Nota bene para lectores españoles:
Descubierto en España por Mario Muchnik, que editó primero Aquilegia (1992) y luego Los pensamientos del té (1994), Ceronetti ha sido publicado luego por Acantilado. Yo mismo entusiasmé en su momento a Jaume Vallcorba, contraté varios de sus títulos publicados en Adelphi (El monóculo melancólico, en traducción de M. A. Barbuto; por cierto que hay en este libro unas “Notas sobre la Guerra Civil española” que deberían ser lectura obligatoria en los colegios, y La linterna del filósofo; traducción de Juan Díaz), y negocié que José Ángel González Sainz revisara para Acantilado su traducción de El silencio del cuerpo, editado originalmente en Versal, en 1979).
Mención aparte para su introducción al Cantar de los Cantares, también publicada por Acantilado (traducción de Claudio Gancho), pero con una traducción directa del texto bíblico hebreo (por Gregorio del Olmo) que no está a la altura poética de la de Ceronetti.

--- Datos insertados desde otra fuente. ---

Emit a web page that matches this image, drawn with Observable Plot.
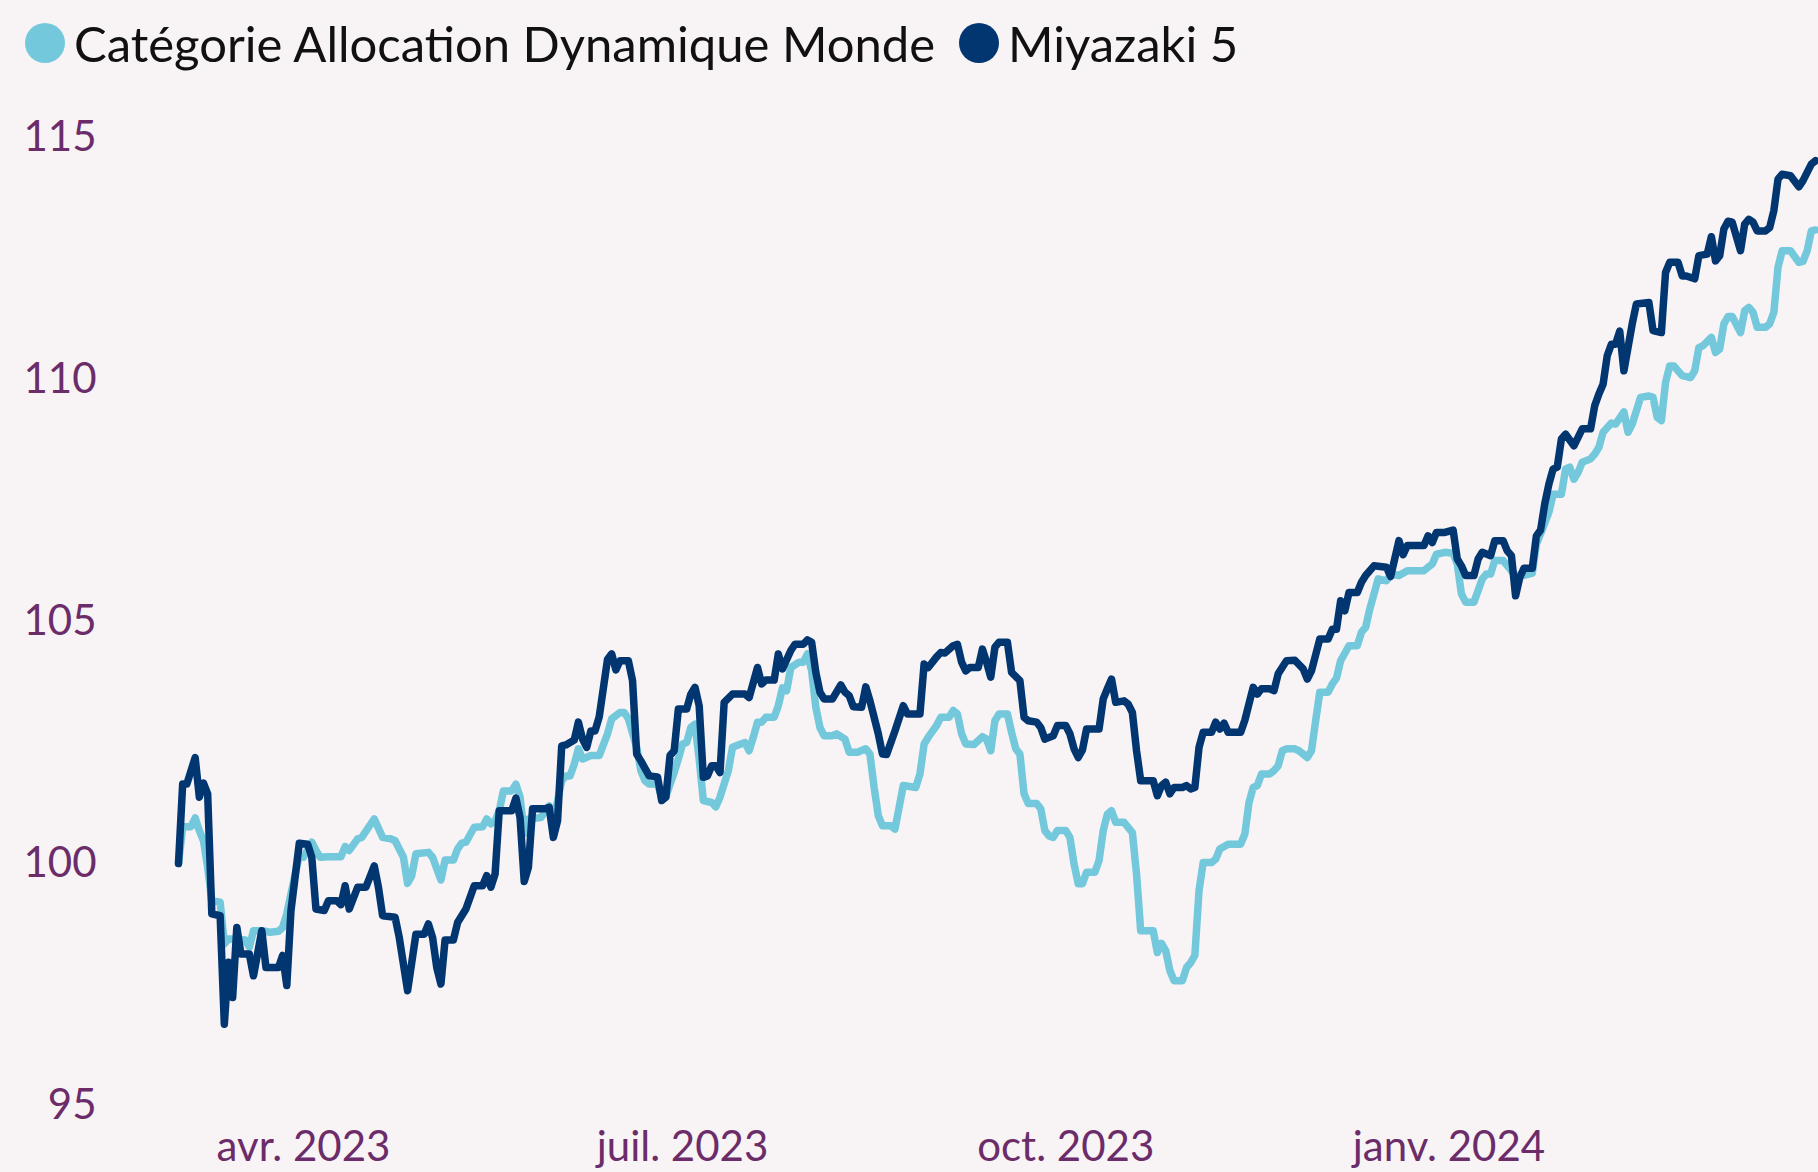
<!DOCTYPE html>
<html>
<head>
<meta charset="utf-8">
<script src="https://cdn.jsdelivr.net/npm/d3@7"></script>
<script src="https://cdn.jsdelivr.net/npm/@observablehq/plot@0.6"></script>
<style>
  html, body { margin: 0; padding: 0; background: #f8f3f5; }
  body { width: 1818px; height: 1172px; overflow: hidden; font-family: "Lato", sans-serif; }
  #legend { height: 90px; display: flex; align-items: flex-start; padding-left: 25px; padding-top: 13px; box-sizing: border-box; }
  .item { display: flex; align-items: center; height: 60px; margin-right: 24px; font-size: 49px; color: #111; white-space: nowrap; }
  .sw { width: 40px; height: 40px; border-radius: 50%; margin-right: 9px; flex: none; }
  #chart svg { display: block; }
</style>
</head>
<body>
<div id="legend"></div>
<div id="chart"></div>
<script>
// Series names and colours
const seriesNames = ["Catégorie Allocation Dynamique Monde", "Miyazaki 5"];
const seriesColors = ["#73c8dc", "#023671"];

// Day index = days since 2023-03-01 (daily values)
const catDays = [1,2,4,5,6,7,8,9,11,12,13,15,17,18,19,21,23,25,26,27,29,30,31,33,34,35,37,40,41,42,44,45,48,50,52,53,55,56,57,58,61,62,64,65,67,68,69,70,72,74,75,76,77,78,79,81,82,83,84,85,88,90,91,93,94,95,96,97,98,100,102,104,105,107,108,109,111,112,113,114,116,117,118,119,120,121,122,123,124,125,126,127,129,130,131,133,134,136,137,138,139,140,141,142,144,145,146,147,148,150,151,152,153,154,155,156,158,159,161,162,164,166,167,168,169,170,172,173,174,175,178,179,180,181,183,184,186,187,188,189,190,192,194,195,196,197,198,200,201,202,203,204,205,207,208,209,210,211,212,214,215,216,217,218,219,221,222,223,224,225,226,228,230,231,232,235,236,237,238,239,240,242,243,244,245,246,247,249,250,251,253,256,257,258,259,260,261,263,264,265,266,267,269,270,272,273,274,275,277,278,279,280,282,284,285,286,287,289,291,292,294,296,300,302,303,305,307,308,309,310,312,314,315,316,317,319,321,322,324,326,327,328,330,331,333,334,335,336,337,338,340,341,342,343,345,346,348,349,350,352,354,355,356,357,358,359,360,362,364,365,366,367,369,370,371,372,373,374,376,377,378,379,380,382,383,384,385,386,388,390,391,392,393,394];
const catValues = [100.0,100.76,100.76,100.94,100.68,100.47,99.92,99.23,99.2,98.34,98.44,98.44,98.42,98.27,98.61,98.61,98.58,98.6,98.68,98.96,99.78,100.16,100.13,100.44,100.27,100.13,100.14,100.14,100.35,100.27,100.51,100.54,100.92,100.54,100.51,100.47,100.13,99.59,99.75,100.2,100.23,100.13,99.66,100.07,100.07,100.3,100.42,100.44,100.75,100.76,100.92,100.82,100.88,101.09,101.5,101.5,101.64,101.37,100.62,100.92,100.95,101.19,100.88,101.71,101.81,101.81,102.05,102.37,102.16,102.23,102.23,102.68,102.99,103.12,103.12,102.99,102.4,101.92,101.71,101.64,101.64,101.38,101.37,101.64,101.88,102.16,102.47,102.5,102.81,102.88,102.16,101.3,101.26,101.17,101.37,101.92,102.4,102.47,102.5,102.33,102.61,102.92,102.92,103.02,103.02,103.26,103.63,103.57,104.05,104.16,104.16,104.33,103.98,103.23,102.81,102.64,102.64,102.68,102.57,102.3,102.3,102.37,102.26,101.57,100.99,100.78,100.78,100.71,101.16,101.61,101.57,101.85,102.47,102.61,102.85,103.02,103.02,103.16,103.09,102.68,102.47,102.46,102.62,102.57,102.33,102.95,103.09,103.09,102.71,102.37,102.26,101.44,101.24,101.24,101.13,100.68,100.57,100.54,100.68,100.68,100.54,99.99,99.58,99.58,99.82,99.82,100.06,100.68,101.02,101.09,100.85,100.85,100.64,99.78,98.61,98.61,98.16,98.35,98.2,97.79,97.58,97.58,97.85,97.95,98.1,99.44,100.02,100.02,100.09,100.3,100.4,100.4,100.61,101.26,101.57,101.61,101.85,101.85,101.92,102.02,102.33,102.37,102.37,102.33,102.19,102.33,102.95,103.54,103.54,103.71,103.83,104.19,104.5,104.5,104.78,104.88,105.26,105.88,105.84,105.98,105.95,106.05,106.05,106.19,106.39,106.43,106.41,106.19,105.57,105.4,105.4,105.88,105.98,105.98,106.26,106.26,106.05,105.95,105.95,106.0,106.6,106.81,107.26,107.63,107.63,108.15,108.19,107.94,108.08,108.29,108.36,108.46,108.6,108.91,109.1,109.08,109.33,108.91,109.08,109.63,109.66,109.63,109.22,109.15,109.94,110.28,110.28,110.08,110.04,110.18,110.66,110.7,110.87,110.56,110.63,111.15,111.3,111.3,110.97,111.42,111.49,111.39,111.08,111.08,111.15,111.39,112.32,112.66,112.66,112.42,112.44,112.66,113.07,113.09];

const miyDays = [1,2,3,5,6,7,8,9,11,12,13,14,15,16,18,19,21,22,25,26,27,28,30,32,33,34,36,37,39,40,41,42,44,46,48,49,50,53,54,56,58,60,61,62,63,64,65,67,68,69,70,72,74,75,76,77,78,81,82,83,84,85,86,89,90,91,92,93,94,96,97,98,99,100,101,102,104,105,106,107,109,110,111,112,114,116,117,118,119,120,121,123,124,125,126,127,128,129,130,131,132,134,137,138,140,141,142,144,145,146,148,149,151,152,153,154,155,156,158,160,161,162,163,165,166,167,169,170,171,173,175,176,179,180,181,183,184,185,187,188,189,190,191,193,194,195,196,197,198,200,201,203,204,205,207,208,209,211,212,214,215,216,217,218,219,222,223,224,225,226,228,229,230,231,232,235,236,237,238,239,240,242,243,244,245,246,247,249,250,251,252,253,256,257,258,259,260,261,263,264,265,267,269,271,272,273,275,277,278,279,280,281,282,284,285,286,288,291,292,294,295,296,300,301,302,303,305,307,308,309,310,312,313,314,316,317,319,320,321,322,323,324,326,327,328,329,330,331,332,333,334,336,338,340,341,342,343,344,345,346,347,348,350,351,354,355,357,358,359,361,362,363,365,366,368,369,370,371,372,373,374,376,377,378,379,380,382,383,384,385,386,388,390,391,393,394];
const miyValues = [100.0,101.64,101.64,102.19,101.37,101.66,101.44,98.96,98.92,96.68,97.96,97.23,98.68,98.13,98.13,97.68,98.61,97.85,97.85,98.1,97.48,99.03,100.42,100.4,100.13,99.06,99.03,99.23,99.23,99.15,99.54,99.06,99.51,99.51,99.95,99.51,98.92,98.89,98.47,97.37,98.54,98.54,98.75,98.47,97.85,97.51,98.42,98.42,98.78,98.92,99.06,99.54,99.54,99.75,99.51,99.78,101.09,101.09,101.35,100.95,99.63,99.92,101.13,101.13,101.16,100.54,100.88,102.43,102.45,102.55,102.92,102.57,102.4,102.74,102.74,103.03,104.22,104.33,104.0,104.19,104.19,103.78,102.26,102.12,101.81,101.79,101.3,101.37,102.23,102.33,103.19,103.19,103.5,103.64,103.26,101.78,101.81,102.02,102.02,101.88,103.33,103.5,103.5,103.43,104.05,103.71,103.79,103.79,104.33,104.02,104.4,104.53,104.53,104.62,104.57,103.95,103.54,103.4,103.4,103.69,103.54,103.47,103.24,103.23,103.65,103.36,102.68,102.26,102.25,102.74,103.26,103.09,103.09,104.12,104.05,104.27,104.36,104.35,104.5,104.53,104.16,103.98,104.05,104.05,104.43,104.16,103.85,104.47,104.57,104.57,103.95,103.78,103.02,102.95,102.92,102.81,102.57,102.64,102.85,102.85,102.68,102.37,102.19,102.34,102.78,102.78,103.4,103.61,103.81,103.33,103.36,103.29,103.12,102.33,101.71,101.71,101.4,101.61,101.68,101.44,101.57,101.57,101.61,101.54,101.57,102.4,102.71,102.71,102.92,102.78,102.9,102.71,102.71,102.96,103.3,103.64,103.5,103.61,103.61,103.57,103.92,104.19,104.2,104.02,103.81,103.98,104.64,104.64,104.84,104.84,105.43,105.22,105.6,105.6,105.81,105.95,106.15,106.12,105.93,106.67,106.38,106.57,106.57,106.77,106.63,106.84,106.84,106.89,106.29,106.15,105.95,105.95,106.29,106.43,106.36,106.67,106.67,106.46,106.36,105.53,105.91,106.1,106.1,106.77,106.89,107.43,107.84,108.15,108.19,108.77,108.87,108.63,108.98,108.98,109.46,109.7,109.9,110.49,110.73,110.73,111.0,110.18,111.15,111.56,111.59,111.01,110.97,112.21,112.42,112.42,112.14,112.14,112.08,112.56,112.59,112.95,112.45,112.56,113.11,113.27,113.25,112.66,113.21,113.31,113.25,113.07,113.07,113.14,113.49,114.14,114.24,114.21,113.98,114.11,114.45,114.52];

// Axis ticks
const xTickDates = ["2023-04-01", "2023-07-01", "2023-10-01", "2024-01-01"];
const xTickLabels = ["avr. 2023", "juil. 2023", "oct. 2023", "janv. 2024"];
const yTicks = [95, 100, 105, 110, 115];

const origin = new Date(Date.UTC(2023, 2, 1));
const toDate = (n) => d3.utcDay.offset(origin, n);

const rows = [];
catDays.forEach((d, i) => rows.push({series: seriesNames[0], date: toDate(d), value: catValues[i]}));
miyDays.forEach((d, i) => rows.push({series: seriesNames[1], date: toDate(d), value: miyValues[i]}));

const tickDates = xTickDates.map(s => new Date(s + "T00:00:00Z"));
const labelOf = new Map(tickDates.map((d, i) => [+d, xTickLabels[i]]));

// Legend
const legend = document.getElementById("legend");
seriesNames.forEach((name, i) => {
  const it = document.createElement("div");
  it.className = "item";
  const sw = document.createElement("span");
  sw.className = "sw";
  sw.style.background = seriesColors[i];
  it.appendChild(sw);
  it.appendChild(document.createTextNode(name));
  legend.appendChild(it);
});

const chart = Plot.plot({
  width: 1818,
  height: 1082,
  marginLeft: 178,
  marginRight: 3,
  marginTop: 47,
  marginBottom: 67,
  style: {background: "transparent", fontFamily: "Lato, sans-serif", fontSize: "42px", color: "#6b2c69"},
  x: {type: "utc", domain: [toDate(1), toDate(394)], ticks: tickDates, tickFormat: d => labelOf.get(+d), tickSize: 0, tickPadding: 26, label: null},
  y: {domain: [95, 115], ticks: yTicks, tickSize: 0, tickPadding: 82, label: null},
  color: {domain: seriesNames, range: seriesColors},
  marks: [
    Plot.lineY(rows, {x: "date", y: "value", z: "series", stroke: "series", strokeWidth: 7.5, strokeLinejoin: "round", curve: "linear"})
  ]
});
document.getElementById("chart").appendChild(chart);
</script>
</body>
</html>
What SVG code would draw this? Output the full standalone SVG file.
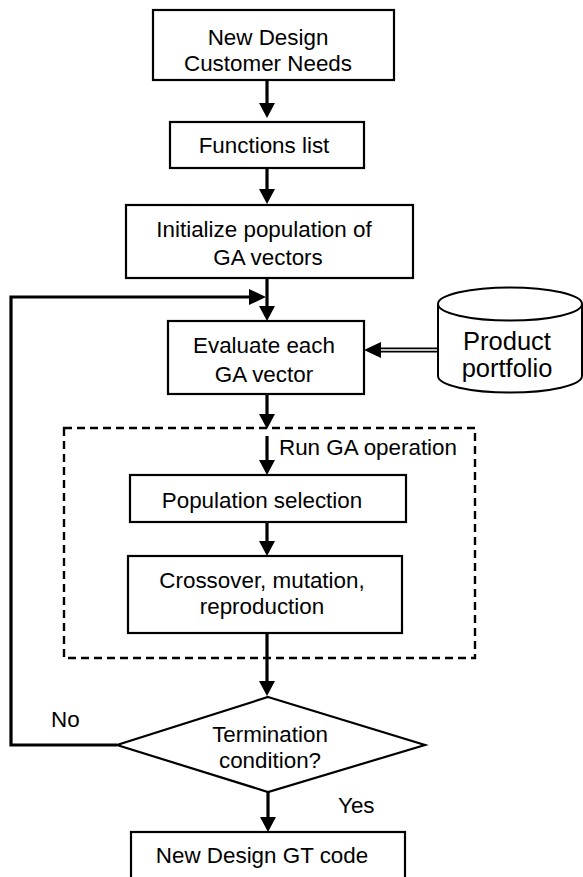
<svg xmlns="http://www.w3.org/2000/svg" width="583" height="877" viewBox="0 0 583 877">
<style>
.box{fill:#fff;stroke:#000;stroke-width:2.2}
.t{font-family:"Liberation Sans",Arial,sans-serif;font-size:22.4px;fill:#000;text-anchor:middle}
.lab{font-family:"Liberation Sans",Arial,sans-serif;font-size:22.4px;fill:#000}
.big{font-family:"Liberation Sans",Arial,sans-serif;font-size:25.5px;fill:#000;text-anchor:middle}
.ln{fill:none;stroke:#000;stroke-width:3.2}
.dash{fill:none;stroke:#000;stroke-width:2.4;stroke-dasharray:8 5}
.head{fill:#000}
</style>
<rect width="583" height="877" fill="#fff"/>
<g id="connectors">
  <path class="ln" d="M267 80 V104"/>
  <polygon class="head" points="259,103 275,103 267,118"/>
  <path class="ln" d="M267 168 V190"/>
  <polygon class="head" points="259,189 275,189 267,204"/>
  <path class="ln" d="M267 278 V307"/>
  <polygon class="head" points="259,306 275,306 267,321"/>
  <path class="ln" d="M117 745 H11 V297 H250" stroke-width="3.6"/>
  <polygon class="head" points="249,289 249,305 266,297"/>
  <path d="M438 350 H378" stroke="#000" stroke-width="5" fill="none"/>
  <path d="M437 350 H379" stroke="#fff" stroke-width="1.3" fill="none"/>
  <polygon class="head" points="381,342 381,358 364,350"/>
  <path class="ln" d="M267 394 V416"/>
  <polygon class="head" points="259,414 275,414 267,429"/>
  <path class="ln" d="M267 436 V462"/>
  <polygon class="head" points="259,460 275,460 267,475"/>
  <path class="ln" d="M267 522 V542"/>
  <polygon class="head" points="259,541 275,541 267,556"/>
  <path class="ln" d="M267 633 V682" stroke-width="3.6"/>
  <polygon class="head" points="259,681 275,681 267,696"/>
  <path class="ln" d="M268 792 V818" stroke-width="3.6"/>
  <polygon class="head" points="260,817 276,817 268,832"/>
</g>
<g id="ga-operation">
  <rect class="dash" x="64" y="428" width="411" height="230"/>
  <text class="lab" x="279" y="455">Run GA operation</text>
</g>
<g id="new-design">
  <rect class="box" x="153" y="10" width="241" height="70"/>
  <text class="t" x="268" y="45">New Design</text>
  <text class="t" x="268" y="71">Customer Needs</text>
</g>
<g id="functions-list">
  <rect class="box" x="170" y="122" width="194" height="46"/>
  <text class="t" x="264" y="153">Functions list</text>
</g>
<g id="initialize">
  <rect class="box" x="126" y="205" width="287" height="73"/>
  <text class="t" x="264" y="237">Initialize population of</text>
  <text class="t" x="268" y="265">GA vectors</text>
</g>
<g id="evaluate">
  <rect class="box" x="168" y="321" width="196" height="73"/>
  <text class="t" x="264" y="353">Evaluate each</text>
  <text class="t" x="264" y="382">GA vector</text>
</g>
<g id="product-portfolio">
  <path d="M438 304 V376 A72 16.5 0 0 0 582 376 V304" fill="#fff" stroke="#000" stroke-width="2"/>
  <ellipse cx="510" cy="304" rx="72" ry="16.5" fill="#fff" stroke="#000" stroke-width="2"/>
  <text class="big" x="507" y="350">Product</text>
  <text class="big" x="507" y="377">portfolio</text>
</g>
<g id="population-selection">
  <rect class="box" x="130" y="475" width="276" height="47"/>
  <text class="t" x="262" y="508">Population selection</text>
</g>
<g id="crossover">
  <rect class="box" x="128" y="556" width="274" height="77"/>
  <text class="t" x="262" y="588">Crossover, mutation,</text>
  <text class="t" x="262" y="614">reproduction</text>
</g>
<g id="termination">
  <polygon points="268,697 425,745 268,792 117,745" fill="#fff" stroke="#000" stroke-width="2.2"/>
  <text class="t" x="270" y="742">Termination</text>
  <text class="t" x="270" y="768">condition?</text>
  <text class="lab" x="51" y="727">No</text>
  <text class="lab" x="338" y="813">Yes</text>
</g>
<g id="gt-code">
  <rect class="box" x="131" y="832" width="274" height="60"/>
  <text class="t" x="262" y="863">New Design GT code</text>
</g>
</svg>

La editorial independiente Días Contados, que dirige el abogado y traductor catalán Ramon Girbau, agotó su edición de Pequeño infierno turinés (2009), en traducción de Xavier González Rovira, que tuvo la virtud adicional de revelarle Ceronetti a Vila-Matas.
Aunque se le coloca a menudo bajo la sombra de su amigo Cioran, tal vez por la carta-ensayo que este le dedicó en sus Ejercicios de admiración (“El infierno del cuerpo”; hay buena traducción de Rafael Panizo en Tusquets, 1992), donde lo compara con el dostoievskiano príncipe Mishkin y deja caer una de sus frases aparatosas (“Los seres menos insoportables que existen son los que odian a los hombres. Jamás hay que huir de un misántropo”), Ceronetti me parece un escritor más interesante y menos monótono que el rumano, con un estro mayor de preocupaciones tanto metafísicas como mundanas. De sus libros fundamentales que aún esperan para ser traducidos a nuestro idioma, citaría tres: Un viaggio in Italia (1983), recuento de su recorrido iniciático por su país; dos años, de norte a sur, a pie y en trenes, enciclopedia de paisajes humanos y confrontación con la idea de la madre patria –o lo que queda de ella; luego, su primer tomo de memorias, La pazienza dell’arrostito (1990), itinerario de una memoria melancólica, que concede a todo lo existente, incluido al rango inferior de los objetos, el don y la dignidad de una vida plena, y, por último, un volumen singular, Come un talismano (1986), antología de fragmentos ajenos, en prosa y verso (de Heráclito y Nostradamus a Blake y Schopenhauer, de Virgilio a Spinoza, de las hermanas Brönte a Trakl y Machado), que busca reproponerse, igual que aquel célebre libro de Edith Sitwell, tampoco traducido al español, por cierto, Planet and glow-worm, como Remedium vitae, cura de la acidia vital.